## TASK DIRECTIONS
Search the records below for the word "this". Pull out each line that has it.

## TASK MATERIAL
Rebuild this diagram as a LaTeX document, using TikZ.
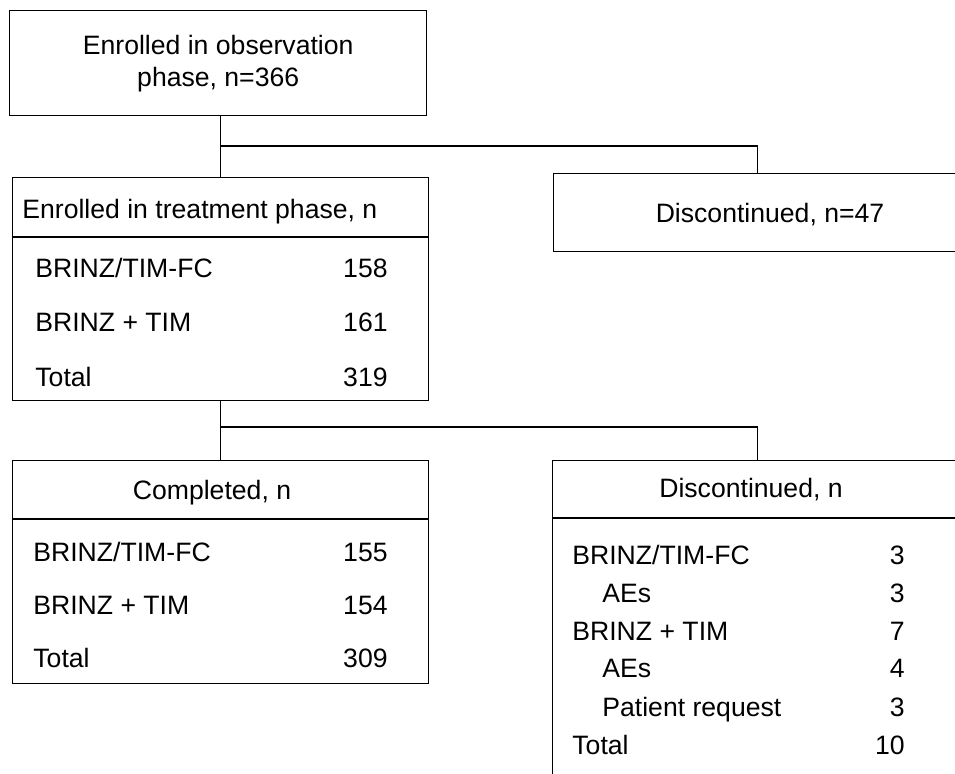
\documentclass[tikz,border=0pt]{standalone}
\usepackage{fontspec}
\setmainfont{Liberation Sans}
\tikzset{
  box/.style={draw, line width=0.7pt, rectangle, inner sep=0pt, anchor=north west},
  link/.style={line width=0.7pt},
  lbl/.style={inner sep=0pt, anchor=base west},
  num/.style={inner sep=0pt, anchor=base east},
  head/.style={inner sep=0pt, anchor=base}
}
\begin{document}
\begin{tikzpicture}[x=0.5pt, y=-0.5pt, font=\fontsize{13.3}{16}\selectfont]
    \useasboundingbox (0,0) rectangle (955,774);
    \clip (0,0) rectangle (955,774);
    % boxes
    \node[box, minimum width=208.5pt, minimum height=52.5pt, align=center] (obs) at (9,10)
        {Enrolled in observation\\phase, n=366};
    \node[box, minimum width=208pt, minimum height=111.5pt] (treat) at (12,177) {};
    \node[box, minimum width=204pt, minimum height=39pt] (disc1) at (553,173) {};
    \node[box, minimum width=208pt, minimum height=111.5pt] (comp) at (12,460) {};
    \node[box, minimum width=205pt, minimum height=170pt] (disc2) at (552,460) {};
    % header lines
    \draw[link] (treat.west |- 0,237) -- (treat.east |- 0,237);
    \draw[link] (comp.west |- 0,519) -- (comp.east |- 0,519);
    \draw[link] (disc2.west |- 0,518) -- (disc2.east |- 0,518);
    % connectors
    \coordinate (fork1) at (220,146);
    \coordinate (fork2) at (220,427);
    \draw[link] (treat.north |- obs.south) -- (treat.north);
    \draw[link] (fork1) -| (disc1.north);
    \draw[link] (treat.south) -- (comp.north);
    \draw[link] (fork2) -| (disc2.north);
    % treatment phase
    \node[lbl] (treath) at (22,219) {Enrolled in treatment phase, n};
    \node[lbl] (t1) at (35,278) {BRINZ/TIM-FC};
        \node[num] (t1n) at (388,278) {158};
    \node[lbl] (t2) at (35,332) {BRINZ + TIM};
        \node[num] (t2n) at (388,332) {161};
    \node[lbl] (t3) at (35,387) {Total};
        \node[num] (t3n) at (388,387) {319};
    % discontinued before treatment
    \node[head] (disc1h) at (770,223) {Discontinued, n=47};
    % completed
    \node[head] (comph) at (212,500) {Completed, n};
    \node[lbl] (c1) at (33,562) {BRINZ/TIM-FC};
        \node[num] (c1n) at (388,562) {155};
    \node[lbl] (c2) at (33,615) {BRINZ + TIM};
        \node[num] (c2n) at (388,615) {154};
    \node[lbl] (c3) at (33,668) {Total};
        \node[num] (c3n) at (388,668) {309};
    % discontinued in treatment
    \node[head] (disc2h) at (751,498) {Discontinued, n};
    \node[lbl] (d1) at (572,565) {BRINZ/TIM-FC};
        \node[num] (d1n) at (905,565) {3};
    \node[lbl] (d2) at (602,603) {AEs};
        \node[num] (d2n) at (905,603) {3};
    \node[lbl] (d3) at (572,641) {BRINZ + TIM};
        \node[num] (d3n) at (905,641) {7};
    \node[lbl] (d4) at (602,678) {AEs};
        \node[num] (d4n) at (905,678) {4};
    \node[lbl] (d5) at (602,717) {Patient request};
        \node[num] (d5n) at (905,717) {3};
    \node[lbl] (d6) at (572,755) {Total};
        \node[num] (d6n) at (905,755) {10};
\end{tikzpicture}
\end{document}
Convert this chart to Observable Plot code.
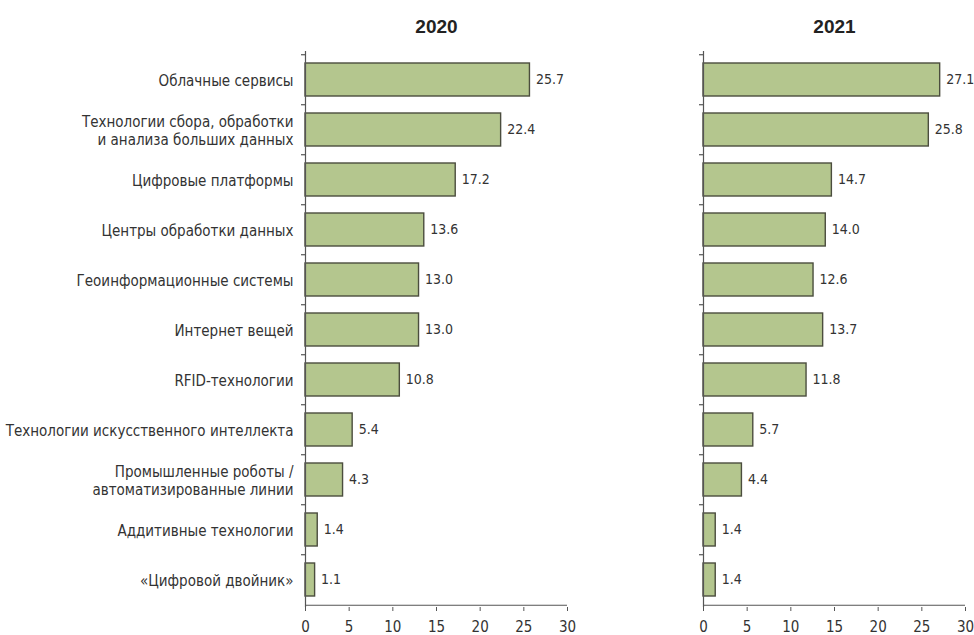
<!DOCTYPE html>
<html>
<head>
<meta charset="utf-8">
<script src="https://cdn.jsdelivr.net/npm/d3@7"></script>
<script src="https://cdn.jsdelivr.net/npm/@observablehq/plot@0.6"></script>
<style>
  body { margin: 0; background: #fff; }
  #wrap { position: relative; width: 974px; height: 635px; }
  #wrap > svg, #wrap > figure { position: absolute; top: 0; margin: 0; }
</style>
</head>
<body>
<div id="wrap"></div>
<script>
const categories = [
  "Облачные сервисы",
  "Технологии сбора, обработки\nи анализа больших данных",
  "Цифровые платформы",
  "Центры обработки данных",
  "Геоинформационные системы",
  "Интернет вещей",
  "RFID-технологии",
  "Технологии искусственного интеллекта",
  "Промышленные роботы /\nавтоматизированные линии",
  "Аддитивные технологии",
  "«Цифровой двойник»"
];
const values2020 = [25.7, 22.4, 17.2, 13.6, 13.0, 13.0, 10.8, 5.4, 4.3, 1.4, 1.1];
const values2021 = [27.1, 25.8, 14.7, 14.0, 12.6, 13.7, 11.8, 5.7, 4.4, 1.4, 1.4];
const years = ["2020", "2021"];
const xTicks = [0, 5, 10, 15, 20, 25, 30];

const H = 635, MT = 51, MB = 28;
const FILL = "#b4c68e", STROKE = "#4b4d3e", INK = "#333333", AXIS = "#555555";
const NARROW = "'Liberation Sans Narrow', 'Arial Narrow', 'DejaVu Sans Condensed', sans-serif";

function panel({values, title, width, marginLeft, marginRight, showLabels}) {
  const data = categories.map((c, i) => ({category: c, value: values[i]}));
  const step = (H - MT - MB) / categories.length;
  return Plot.plot({
    width, height: H, marginTop: MT, marginBottom: MB, marginLeft, marginRight,
    style: {fontFamily: NARROW, fontSize: "15px", color: INK, background: "transparent", overflow: "visible"},
    x: {domain: [0, 30], axis: null},
    y: {domain: categories, paddingInner: 0.35, paddingOuter: 0.175, axis: null},
    marks: [
      Plot.barX(data, {x: "value", y: "category", fill: FILL, stroke: STROKE, strokeWidth: 1.4}),
      Plot.text(data, {x: "value", y: "category", text: d => d.value.toFixed(1), textAnchor: "start", dx: 6, fill: INK, fontSize: 14}),
      Plot.ruleX([0], {stroke: AXIS, strokeWidth: 1.2}),
      Plot.ruleY(categories, {y: d => d, x1: 0, x2: 0, insetLeft: -4, dy: -step / 2, stroke: AXIS, strokeWidth: 1.2}),
      Plot.ruleY([categories[categories.length - 1]], {y: d => d, x1: 0, x2: 30, dy: step / 2, stroke: AXIS, strokeWidth: 1.2}),
      Plot.axisX({ticks: xTicks, tickSize: 4, tickPadding: 10, label: null, stroke: AXIS, fill: INK, fontSize: 15, tickFormat: d => String(d)}),
      showLabels ? Plot.axisY({tickSize: 0, tickPadding: 12, label: null, fill: INK, fontSize: 15, lineHeight: 1.25, fontFamily: "'Liberation Sans Narrow', 'DejaVu Sans Condensed', sans-serif"}) : null,
      Plot.text([title], {frameAnchor: "top", lineAnchor: "bottom", dy: -19, text: d => d, fontWeight: "bold", fontSize: 19, fill: "#222", fontFamily: "'Liberation Sans', Arial, sans-serif"})
    ]
  });
}

const wrap = document.getElementById("wrap");
const left = panel({values: values2020, title: years[0], width: 590, marginLeft: 305, marginRight: 23, showLabels: true});
left.style.left = "0px";
const right = panel({values: values2021, title: years[1], width: 384, marginLeft: 113, marginRight: 9, showLabels: false});
right.style.left = "590px";
wrap.appendChild(left);
wrap.appendChild(right);
</script>
</body>
</html>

## THE REPLY
Rebuild this diagram as a LaTeX document, using TikZ.
Convert this chart to Observable Plot code.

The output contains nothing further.